South Indians prefer their weddings with traditional functions such as ring ceremony, sangeet, religious functions, said the survey that was released on Saturday, adding that people largely prefer five to seven star hotels for ceremonies such as bachelor and cocktail parties.
“Further, as one expects a lot of pomp and fanfare in an Indian wedding, the survey dittos on it but in form of preference for extravagant locations and venues for every ceremony and function,” it said.
Deepa Misra Harris, senior vice-president (sales and marketing) at the Indian Hotels Co. said the value of organized Indian wedding is estimated at Rs.100,000 crore and it is growing 20% year on year.
“As a company, we are looking at various avenues of growth and weddings is the recession proof. We never looked into this as a product, but now we are focusing on this opportunity and structuring it as a product,” Harris said.
Gurleen Puri, a renowned wedding planner, who handled marriage of Godrej’s, Singhanias, Hindujas, Poddars and the Mittals, said the Indian weddings market is larger the bollywood, the Hindi film industry.
The spokeswoman of the ITC Hotels, owned by India’s biggest cigarette maker, said her company has comprehensive services for marriages that is offering everything including decorations to catering.
Hotel Leela Ventures Ltd chairman Vivek Nair did not reply to calls seeking his comments on plans by his hotel group.
Hemant Oberoi, corporate chef (luxury) at Taj Group of Hotels said palaces are beginning to be the favourite destination of Indian weddings.
He recollected that diamond merchant Bharat Shah had his wedding at the Wankhede Stadium with 25,000 guests.
Elizabeth Hurley and Arun Nayar had a luxurious wedding and a long one too, since they actually travelled from England to India. In fact, the wedding reception lasted an entire week.

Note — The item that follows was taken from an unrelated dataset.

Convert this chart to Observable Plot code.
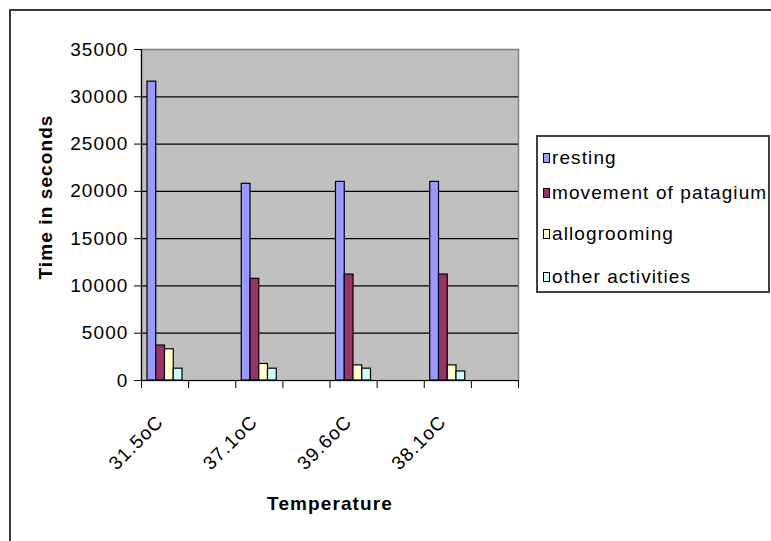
<!DOCTYPE html>
<html>
<head>
<meta charset="utf-8">
<script src="https://cdn.jsdelivr.net/npm/d3@7"></script>
<script src="https://cdn.jsdelivr.net/npm/@observablehq/plot@0.6"></script>
<style>
  html, body { margin: 0; padding: 0; background: #fff; }
  #wrap { position: relative; width: 771px; height: 541px; overflow: hidden; background: #fff;
          font-family: "Liberation Sans", Arial, sans-serif; }
  #outer { position: absolute; left: 9px; top: 9px; width: 900px; height: 700px;
           border: 2px solid #3a3a3a; box-sizing: border-box; }
  #chart { position: absolute; left: 0; top: 0; }
  #legend { position: absolute; left: 536px; top: 135px; width: 234px; height: 158px;
            border: 2px solid #404040; box-sizing: border-box; background: #fff; }
  .item { position: absolute; left: 0; height: 20px; display: flex; align-items: center;
          font-size: 19px; letter-spacing: 1.1px; color: #000; white-space: nowrap; }
  .sw { width: 5px; height: 8px; border: 1px solid #000; margin-left: 5px; margin-right: 2px; flex: none; }
</style>
</head>
<body>
<div id="wrap">
  <div id="outer"></div>
  <div id="chart"></div>
  <div id="legend"></div>
</div>
<script>
// ---- data ----
const temperatures = ["31.5oC", "37.1oC", "39.6oC", "38.1oC"];
const emptySlots = ["_gap1", "_gap2", "_gap3", "_gap4"]; // unlabeled empty categories
const seriesNames = ["resting", "movement of patagium", "allogrooming", "other activities"];
const resting = [31600, 20800, 21000, 21000];
const movementOfPatagium = [3700, 10750, 11200, 11200];
const allogrooming = [3300, 1750, 1600, 1600];
const otherActivities = [1250, 1250, 1250, 950];
const seriesColors = ["#9999ff", "#993366", "#ffffcc", "#ccffff"];
const yTicks = [0, 5000, 10000, 15000, 20000, 25000, 30000, 35000];
const xLabel = "Temperature";
const yLabel = "Time in seconds";

const seriesValues = [resting, movementOfPatagium, allogrooming, otherActivities];
const xDomain = temperatures.flatMap((t, i) => [t, emptySlots[i]]);

// ---- layout ----
const W = 771, H = 541, mL = 141, mR = 253, mT = 49, mB = 161;
const bw = (W - mL - mR) / xDomain.length;
const groupPad = 6, barW = 8.75;

const barMarks = seriesValues.map((vals, i) =>
  Plot.barY(temperatures.map((t, j) => ({t, v: vals[j]})), {
    x: "t", y: "v", fill: seriesColors[i], stroke: "#000", strokeWidth: 1.2,
    insetLeft: groupPad + i * barW,
    insetRight: bw - groupPad - (i + 1) * barW
  })
);

const chart = Plot.plot({
  width: W, height: H,
  marginLeft: mL, marginRight: mR, marginTop: mT, marginBottom: mB,
  style: {fontFamily: "'Liberation Sans', Arial, sans-serif", fontSize: "19px", letterSpacing: "1.1px", color: "#000", background: "transparent", overflow: "visible"},
  x: {type: "band", domain: xDomain, padding: 0, round: false},
  y: {domain: [0, 35000], round: false},
  marks: [
    Plot.frame({fill: "#c0c0c0", stroke: "#808080", strokeWidth: 1.5}),
    Plot.ruleY(yTicks.filter(v => v > 0 && v < 35000), {stroke: "#000", strokeWidth: 1.2}),
    ...barMarks,
    Plot.ruleY([0], {stroke: "#000", strokeWidth: 1.2}),
    Plot.ruleX([xDomain[0]], {dx: -bw / 2, stroke: "#000", strokeWidth: 1.2}),
    Plot.axisY({ticks: yTicks, tickSize: 7, tickPadding: 6, tickFormat: d => String(d), label: null, stroke: "#000", fill: "#000"}),
    Plot.axisX({ticks: xDomain, tickSize: 8, tickFormat: () => "", dx: -bw / 2, label: null, stroke: "#000"}),
    Plot.axisX({ticks: [xDomain[xDomain.length - 1]], tickSize: 8, tickFormat: () => "", dx: bw / 2, label: null, stroke: "#000"}),
    Plot.text(temperatures, {x: d => d, frameAnchor: "bottom", rotate: -45, textAnchor: "end", lineAnchor: "top", dx: -10, dy: 33, fill: "#000"}),
    Plot.text([xLabel], {frameAnchor: "bottom", dy: 123, fontWeight: "bold", textAnchor: "middle", lineAnchor: "middle", fill: "#000"}),
    Plot.text([yLabel], {frameAnchor: "left", rotate: -90, dx: -96, dy: -18, fontWeight: "bold", textAnchor: "middle", lineAnchor: "middle", fill: "#000"})
  ]
});
document.getElementById("chart").appendChild(chart);

// ---- legend ----
const rowCenters = [21, 56, 97, 140]; // vertical centers inside the legend box
const legend = d3.select("#legend");
seriesNames.forEach((name, i) => {
  const item = legend.append("div").attr("class", "item").style("top", (rowCenters[i] - 10) + "px");
  item.append("div").attr("class", "sw").style("background", seriesColors[i]);
  item.append("span").text(name);
});
</script>
</body>
</html>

Oberoi said all pre-wedding and post-wedding rituals such as rokka, engagement, mehendi, sangeet, tilak and baraat are done in five to seven star hotels.
According to www.bollywoodshadi.com, the destination wedding is preferred at locales, such as cool beaches, royal palaces and exquisite venues such as Goa, Udaipur, Taj Umaid Bhavan (Jodhpur), Taj Rambagh Palace and Jai Mahal Palaces (Madhuban), Sainik Farms (New Delhi) and Alappuzha (Kerala).

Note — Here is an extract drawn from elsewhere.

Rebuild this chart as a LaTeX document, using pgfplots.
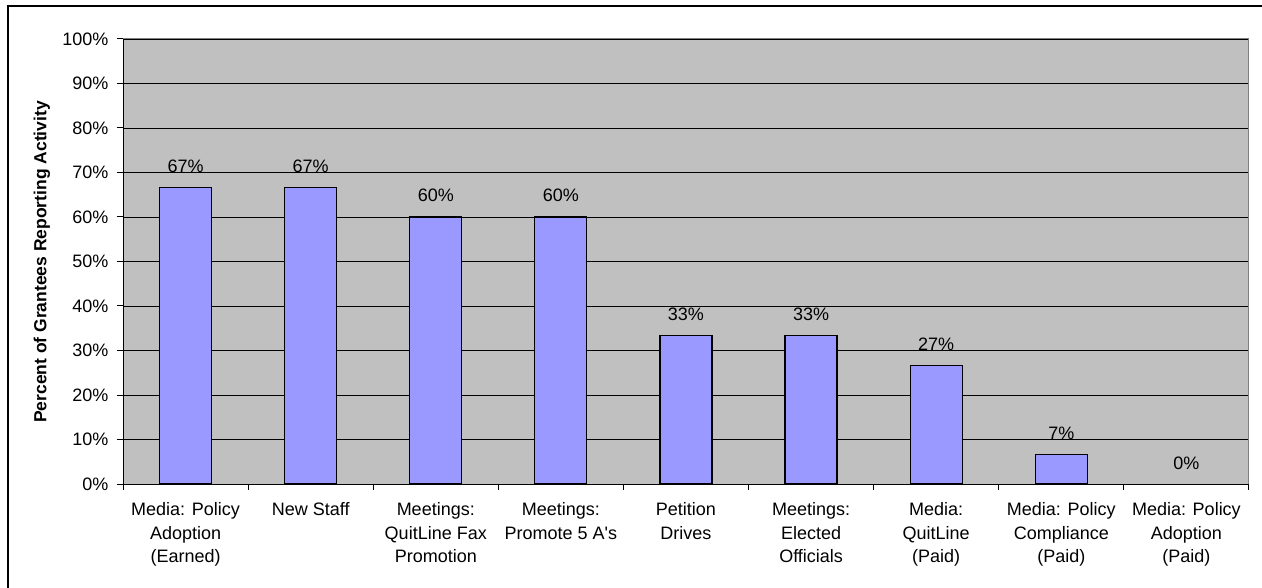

According to the Taj Group’s Saturday survey results, Indians are still conservative in their attitude towards finding right match with 3/4th still keen on arranged marriages.
Of these, 82% are women who prefers parents and family deciding their future husband, according to the survey, based on interviews with more than 1,000 people across 10 cities.

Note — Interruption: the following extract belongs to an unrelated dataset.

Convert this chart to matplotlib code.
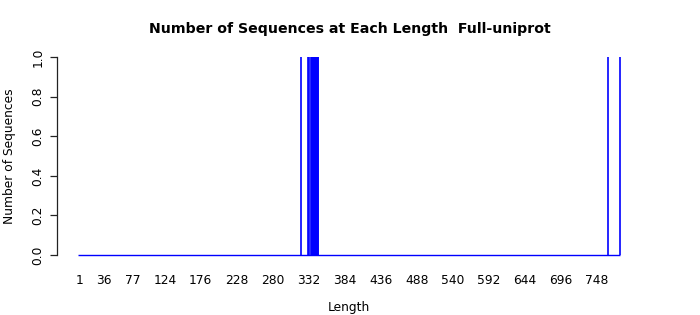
import numpy as np
import matplotlib
matplotlib.use("Agg")
import matplotlib.pyplot as plt

# lengths that have sequences, and how many at each
seq_lengths = [321, 331, 333, 335, 336, 337, 338, 339, 340, 341, 342, 343, 344, 345, 346, 764, 782]
seq_counts = [1, 1, 1, 1, 1, 1, 1, 1, 1, 1, 1, 1, 1, 1, 1, 1, 1]
len_min, len_max = 1, 782

# labels that R's barplot managed to fit under the bars
x_labels = [1, 36, 77, 124, 176, 228, 280, 332, 384, 436, 488, 540, 592, 644, 696, 748]
y_ticks = [0.0, 0.2, 0.4, 0.6, 0.8, 1.0]

title = "Number of Sequences at Each Length  Full-uniprot"

fig = plt.figure(figsize=(7, 3.15), dpi=100)
ax = fig.add_axes([57 / 700, 1 - 263 / 315, (640 - 57) / 700, (263 - 49) / 315])

# zero-height bars show up as a flat blue line along the bottom
ax.hlines(0, len_min - 2, len_max, color="blue", lw=1)
ax.vlines(seq_lengths, 0, seq_counts, color="blue", lw=1.2)

ax.set_xlim(-31.8, 810.7)
ax.set_ylim(-0.04, 1.04)

for s in ["top", "right", "bottom"]:
    ax.spines[s].set_visible(False)
ax.spines["left"].set_bounds(0, 1)
ax.spines["left"].set_color("#222222")
ax.spines["left"].set_linewidth(0.9)

ax.set_yticks(y_ticks)
ax.set_yticklabels([f"{v:.1f}" for v in y_ticks], rotation=90, va="center", fontsize=8.8)
ax.tick_params(axis="y", length=5, width=0.9, pad=4, color="#222222")

ax.set_xticks(x_labels)
ax.set_xticklabels([str(v) for v in x_labels], fontsize=8.8)
ax.tick_params(axis="x", length=0, pad=8)

ax.set_xlabel("Length", fontsize=8.8, labelpad=10)
ax.set_ylabel("Number of Sequences", fontsize=8.8, labelpad=11.5)
fig.text(0.5, 1 - 29 / 315, title, ha="center", va="center", fontsize=10.2, fontweight="bold")

fig.savefig("out.png", dpi=100)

“Arranged marriages rule in the north with 82% respondents preferring an arranged marriage compared with the national average of 74%. Irrespective of gender, social standing or region, close to three-quarter respondents trust their extended family to manage the entire wedding,” the survey said.
Sujata Sriram, associate professor and chairperson at Centre for Human Ecology of Tata Institute of Social Sciences, said that at present, grooming is increasingly catching up on in India, as men are becoming increasingly metrosexual. “There is a higher willingness to spend on looking good and this is evident with the rise of male aesthetics in India, which can be also seen across film, literature and entertainment.”